TASK DIRECTIONS:
Return each entry exactly, with none missing.

DATA EXTRACT:

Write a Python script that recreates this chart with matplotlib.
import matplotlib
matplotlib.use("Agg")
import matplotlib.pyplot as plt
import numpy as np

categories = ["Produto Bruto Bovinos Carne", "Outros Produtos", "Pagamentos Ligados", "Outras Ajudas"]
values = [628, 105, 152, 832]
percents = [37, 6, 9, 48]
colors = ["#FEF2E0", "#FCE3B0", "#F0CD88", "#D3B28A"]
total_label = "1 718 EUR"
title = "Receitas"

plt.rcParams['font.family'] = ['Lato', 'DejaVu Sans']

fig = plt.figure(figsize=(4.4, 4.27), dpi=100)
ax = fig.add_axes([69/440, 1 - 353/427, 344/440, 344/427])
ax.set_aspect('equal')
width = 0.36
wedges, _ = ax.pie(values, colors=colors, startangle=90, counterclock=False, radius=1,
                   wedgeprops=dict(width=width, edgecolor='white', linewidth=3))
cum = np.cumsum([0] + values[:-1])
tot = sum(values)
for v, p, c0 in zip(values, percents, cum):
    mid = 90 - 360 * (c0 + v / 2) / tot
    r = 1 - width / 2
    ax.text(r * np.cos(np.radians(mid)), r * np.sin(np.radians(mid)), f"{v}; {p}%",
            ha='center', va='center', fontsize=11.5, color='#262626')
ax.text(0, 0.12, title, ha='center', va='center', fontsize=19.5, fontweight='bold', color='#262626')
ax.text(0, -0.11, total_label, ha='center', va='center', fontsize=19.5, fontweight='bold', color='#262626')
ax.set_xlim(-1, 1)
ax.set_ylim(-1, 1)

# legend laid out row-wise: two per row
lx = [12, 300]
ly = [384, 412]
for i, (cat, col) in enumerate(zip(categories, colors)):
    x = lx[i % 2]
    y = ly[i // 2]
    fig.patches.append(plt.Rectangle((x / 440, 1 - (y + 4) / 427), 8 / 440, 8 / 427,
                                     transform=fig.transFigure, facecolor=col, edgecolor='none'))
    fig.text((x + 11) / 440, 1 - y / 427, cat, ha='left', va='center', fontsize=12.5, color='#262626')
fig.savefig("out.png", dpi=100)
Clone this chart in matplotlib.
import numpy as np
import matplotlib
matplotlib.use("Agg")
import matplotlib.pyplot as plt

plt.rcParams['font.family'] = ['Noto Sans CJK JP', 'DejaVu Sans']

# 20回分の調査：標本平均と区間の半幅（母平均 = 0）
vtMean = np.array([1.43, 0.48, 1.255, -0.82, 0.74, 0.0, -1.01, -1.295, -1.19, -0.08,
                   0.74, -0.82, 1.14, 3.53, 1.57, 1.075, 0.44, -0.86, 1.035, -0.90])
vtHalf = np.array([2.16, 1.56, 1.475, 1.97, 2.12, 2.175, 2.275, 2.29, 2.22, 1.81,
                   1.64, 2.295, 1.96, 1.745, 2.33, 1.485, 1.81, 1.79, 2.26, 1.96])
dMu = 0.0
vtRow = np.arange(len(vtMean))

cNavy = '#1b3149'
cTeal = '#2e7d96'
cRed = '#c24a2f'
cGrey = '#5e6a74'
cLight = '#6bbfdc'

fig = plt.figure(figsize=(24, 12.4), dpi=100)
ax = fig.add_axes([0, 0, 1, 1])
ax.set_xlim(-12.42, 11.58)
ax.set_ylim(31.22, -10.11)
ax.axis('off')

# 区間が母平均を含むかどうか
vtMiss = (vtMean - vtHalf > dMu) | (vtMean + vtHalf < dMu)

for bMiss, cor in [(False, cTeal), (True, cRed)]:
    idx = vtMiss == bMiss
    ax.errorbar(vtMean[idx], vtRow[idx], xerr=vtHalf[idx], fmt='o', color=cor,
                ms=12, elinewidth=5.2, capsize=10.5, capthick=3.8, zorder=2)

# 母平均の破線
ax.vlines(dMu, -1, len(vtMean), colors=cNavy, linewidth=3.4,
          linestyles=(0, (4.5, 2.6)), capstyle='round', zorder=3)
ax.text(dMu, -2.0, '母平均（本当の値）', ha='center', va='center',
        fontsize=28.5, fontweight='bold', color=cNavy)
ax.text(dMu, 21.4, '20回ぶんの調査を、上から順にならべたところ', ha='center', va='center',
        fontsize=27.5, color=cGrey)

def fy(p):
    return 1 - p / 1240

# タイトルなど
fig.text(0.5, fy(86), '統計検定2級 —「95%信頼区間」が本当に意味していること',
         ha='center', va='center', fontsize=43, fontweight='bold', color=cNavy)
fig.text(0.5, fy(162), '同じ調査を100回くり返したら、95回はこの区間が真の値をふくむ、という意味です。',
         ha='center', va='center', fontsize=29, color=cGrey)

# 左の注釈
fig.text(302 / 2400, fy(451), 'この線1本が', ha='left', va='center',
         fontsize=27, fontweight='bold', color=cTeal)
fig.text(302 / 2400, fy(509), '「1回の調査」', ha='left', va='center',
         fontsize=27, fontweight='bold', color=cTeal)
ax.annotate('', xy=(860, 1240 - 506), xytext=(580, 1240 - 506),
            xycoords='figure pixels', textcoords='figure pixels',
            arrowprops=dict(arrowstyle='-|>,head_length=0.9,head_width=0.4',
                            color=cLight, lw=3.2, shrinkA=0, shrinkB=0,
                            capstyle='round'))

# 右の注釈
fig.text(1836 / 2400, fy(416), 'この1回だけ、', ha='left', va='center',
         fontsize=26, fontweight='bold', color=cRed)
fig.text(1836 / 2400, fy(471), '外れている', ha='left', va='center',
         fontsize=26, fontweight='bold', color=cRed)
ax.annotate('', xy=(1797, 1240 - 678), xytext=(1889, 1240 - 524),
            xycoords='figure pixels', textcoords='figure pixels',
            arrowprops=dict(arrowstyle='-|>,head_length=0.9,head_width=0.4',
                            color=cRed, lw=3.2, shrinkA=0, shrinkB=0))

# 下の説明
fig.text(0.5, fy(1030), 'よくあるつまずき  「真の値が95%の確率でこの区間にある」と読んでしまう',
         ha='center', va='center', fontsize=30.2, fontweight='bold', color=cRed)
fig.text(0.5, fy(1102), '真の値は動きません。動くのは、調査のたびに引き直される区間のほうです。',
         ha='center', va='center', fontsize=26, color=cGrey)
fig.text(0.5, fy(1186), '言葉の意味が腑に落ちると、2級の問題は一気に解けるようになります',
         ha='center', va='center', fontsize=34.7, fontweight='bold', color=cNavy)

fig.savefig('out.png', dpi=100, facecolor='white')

TASK RESULT:
Write a Python script that recreates this chart with matplotlib.
import matplotlib
matplotlib.use("Agg")
import matplotlib.pyplot as plt
import numpy as np

categories = ["Produto Bruto Bovinos Carne", "Outros Produtos", "Pagamentos Ligados", "Outras Ajudas"]
values = [628, 105, 152, 832]
percents = [37, 6, 9, 48]
colors = ["#FEF2E0", "#FCE3B0", "#F0CD88", "#D3B28A"]
total_label = "1 718 EUR"
title = "Receitas"

plt.rcParams['font.family'] = ['Lato', 'DejaVu Sans']

fig = plt.figure(figsize=(4.4, 4.27), dpi=100)
ax = fig.add_axes([69/440, 1 - 353/427, 344/440, 344/427])
ax.set_aspect('equal')
width = 0.36
wedges, _ = ax.pie(values, colors=colors, startangle=90, counterclock=False, radius=1,
                   wedgeprops=dict(width=width, edgecolor='white', linewidth=3))
cum = np.cumsum([0] + values[:-1])
tot = sum(values)
for v, p, c0 in zip(values, percents, cum):
    mid = 90 - 360 * (c0 + v / 2) / tot
    r = 1 - width / 2
    ax.text(r * np.cos(np.radians(mid)), r * np.sin(np.radians(mid)), f"{v}; {p}%",
            ha='center', va='center', fontsize=11.5, color='#262626')
ax.text(0, 0.12, title, ha='center', va='center', fontsize=19.5, fontweight='bold', color='#262626')
ax.text(0, -0.11, total_label, ha='center', va='center', fontsize=19.5, fontweight='bold', color='#262626')
ax.set_xlim(-1, 1)
ax.set_ylim(-1, 1)

# legend laid out row-wise: two per row
lx = [12, 300]
ly = [384, 412]
for i, (cat, col) in enumerate(zip(categories, colors)):
    x = lx[i % 2]
    y = ly[i // 2]
    fig.patches.append(plt.Rectangle((x / 440, 1 - (y + 4) / 427), 8 / 440, 8 / 427,
                                     transform=fig.transFigure, facecolor=col, edgecolor='none'))
    fig.text((x + 11) / 440, 1 - y / 427, cat, ha='left', va='center', fontsize=12.5, color='#262626')
fig.savefig("out.png", dpi=100)
Clone this chart in matplotlib.
import numpy as np
import matplotlib
matplotlib.use("Agg")
import matplotlib.pyplot as plt

plt.rcParams['font.family'] = ['Noto Sans CJK JP', 'DejaVu Sans']

# 20回分の調査：標本平均と区間の半幅（母平均 = 0）
vtMean = np.array([1.43, 0.48, 1.255, -0.82, 0.74, 0.0, -1.01, -1.295, -1.19, -0.08,
                   0.74, -0.82, 1.14, 3.53, 1.57, 1.075, 0.44, -0.86, 1.035, -0.90])
vtHalf = np.array([2.16, 1.56, 1.475, 1.97, 2.12, 2.175, 2.275, 2.29, 2.22, 1.81,
                   1.64, 2.295, 1.96, 1.745, 2.33, 1.485, 1.81, 1.79, 2.26, 1.96])
dMu = 0.0
vtRow = np.arange(len(vtMean))

cNavy = '#1b3149'
cTeal = '#2e7d96'
cRed = '#c24a2f'
cGrey = '#5e6a74'
cLight = '#6bbfdc'

fig = plt.figure(figsize=(24, 12.4), dpi=100)
ax = fig.add_axes([0, 0, 1, 1])
ax.set_xlim(-12.42, 11.58)
ax.set_ylim(31.22, -10.11)
ax.axis('off')

# 区間が母平均を含むかどうか
vtMiss = (vtMean - vtHalf > dMu) | (vtMean + vtHalf < dMu)

for bMiss, cor in [(False, cTeal), (True, cRed)]:
    idx = vtMiss == bMiss
    ax.errorbar(vtMean[idx], vtRow[idx], xerr=vtHalf[idx], fmt='o', color=cor,
                ms=12, elinewidth=5.2, capsize=10.5, capthick=3.8, zorder=2)

# 母平均の破線
ax.vlines(dMu, -1, len(vtMean), colors=cNavy, linewidth=3.4,
          linestyles=(0, (4.5, 2.6)), capstyle='round', zorder=3)
ax.text(dMu, -2.0, '母平均（本当の値）', ha='center', va='center',
        fontsize=28.5, fontweight='bold', color=cNavy)
ax.text(dMu, 21.4, '20回ぶんの調査を、上から順にならべたところ', ha='center', va='center',
        fontsize=27.5, color=cGrey)

def fy(p):
    return 1 - p / 1240

# タイトルなど
fig.text(0.5, fy(86), '統計検定2級 —「95%信頼区間」が本当に意味していること',
         ha='center', va='center', fontsize=43, fontweight='bold', color=cNavy)
fig.text(0.5, fy(162), '同じ調査を100回くり返したら、95回はこの区間が真の値をふくむ、という意味です。',
         ha='center', va='center', fontsize=29, color=cGrey)

# 左の注釈
fig.text(302 / 2400, fy(451), 'この線1本が', ha='left', va='center',
         fontsize=27, fontweight='bold', color=cTeal)
fig.text(302 / 2400, fy(509), '「1回の調査」', ha='left', va='center',
         fontsize=27, fontweight='bold', color=cTeal)
ax.annotate('', xy=(860, 1240 - 506), xytext=(580, 1240 - 506),
            xycoords='figure pixels', textcoords='figure pixels',
            arrowprops=dict(arrowstyle='-|>,head_length=0.9,head_width=0.4',
                            color=cLight, lw=3.2, shrinkA=0, shrinkB=0,
                            capstyle='round'))

# 右の注釈
fig.text(1836 / 2400, fy(416), 'この1回だけ、', ha='left', va='center',
         fontsize=26, fontweight='bold', color=cRed)
fig.text(1836 / 2400, fy(471), '外れている', ha='left', va='center',
         fontsize=26, fontweight='bold', color=cRed)
ax.annotate('', xy=(1797, 1240 - 678), xytext=(1889, 1240 - 524),
            xycoords='figure pixels', textcoords='figure pixels',
            arrowprops=dict(arrowstyle='-|>,head_length=0.9,head_width=0.4',
                            color=cRed, lw=3.2, shrinkA=0, shrinkB=0))

# 下の説明
fig.text(0.5, fy(1030), 'よくあるつまずき  「真の値が95%の確率でこの区間にある」と読んでしまう',
         ha='center', va='center', fontsize=30.2, fontweight='bold', color=cRed)
fig.text(0.5, fy(1102), '真の値は動きません。動くのは、調査のたびに引き直される区間のほうです。',
         ha='center', va='center', fontsize=26, color=cGrey)
fig.text(0.5, fy(1186), '言葉の意味が腑に落ちると、2級の問題は一気に解けるようになります',
         ha='center', va='center', fontsize=34.7, fontweight='bold', color=cNavy)

fig.savefig('out.png', dpi=100, facecolor='white')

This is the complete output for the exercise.